In tali passaggi si deve avere sempre ben presente il caso della Libia, quale esempio di drammatica mala gestione politica da parte dell’allora premier francese Sarkozy, insieme a Merkel della Germania europea e Napolitano per l’Italia, oltre ad Hillary Clinton per gli Stati Uniti, chiamata in questi giorni a risponderne. La scellerata guerra alla Libia è all’origine del caos immigrazione; oggi in Libia sventola la bandiera nera dell’Isis e da lì partono i barconi della morte. Non risulta ancora fatta valere responsabilità alcuna in capo ai responsabili Sarkozy, Merkel, Napolitano e Hillary Clinton (all’epoca ex sottosegretario di Stato degli Stati Uniti). Quest’ultima è stata chiamata dalla speciale commissione parlamentare a rispondere dell’uccisione, l’11 settembre del 2012, di quattro americani, tra cui l’ambasciatore statunitense Chris Stevens, durante l’attacco al consolato Usa nella città libica Bengasi. “Impariamo dagli errori e andiamo avanti”, ha chiesto la moglie di Bill Clinton invocando l’unità e chiedendo al Congresso di “lavorare insieme”. Con buona pace dello scatafascio causato in Libia e dei morti di cui è l’oggettiva responsabile. “Vi assicuro che quella tragedia è stata per me enormemente penosa, ho perso molto più sonno di tutti voi messi insieme”, ha osservato la Clinton. Non immagina quanto sonno hanno perso, per sempre, i morti ammazzati per la sua incapacità politica, responsabile e imputabile di aver forzato allora, in qualità di segretario di Stato, la mano a Obama e Biden i quali, dalle ricostruzioni, sembra non intendessero intervenire in Libia contro Gheddafi. Un segretario di Stato conduce la politica estera del Paese illustrando opzioni ed opportunità al presidente il quale poi decide, così come ha fatto Obama allora per gli Stati Uniti. In questo caso specifico le accuse alla Clinton sono di non aver ordinato un aumento della protezione dell’ambasciatore e degli altri americani a Bengasi, nonostante le insistenti richieste dello stesso ambasciatore Stevens.

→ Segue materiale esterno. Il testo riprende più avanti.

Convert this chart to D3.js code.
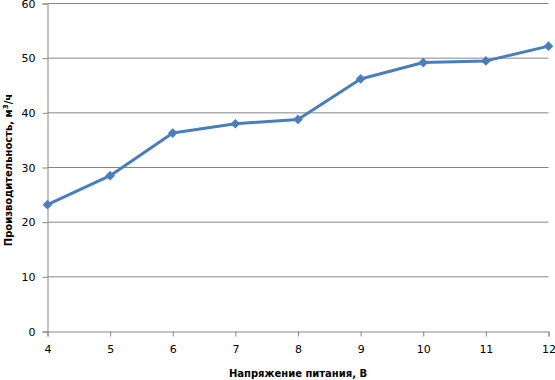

Le visioni di politica estera dell’ex segretario di Stato e la sua riferita convinzione che gli Usa debbano “continuare a svolgere un ruolo-guida anche in luoghi molto pericolosi perché non può esistere l’opzione di un ritiro degli Stati Uniti dal mondo” non potrà tuttavia muovere che dalla ricostruzione effettiva della realtà, disastri o successi che siano.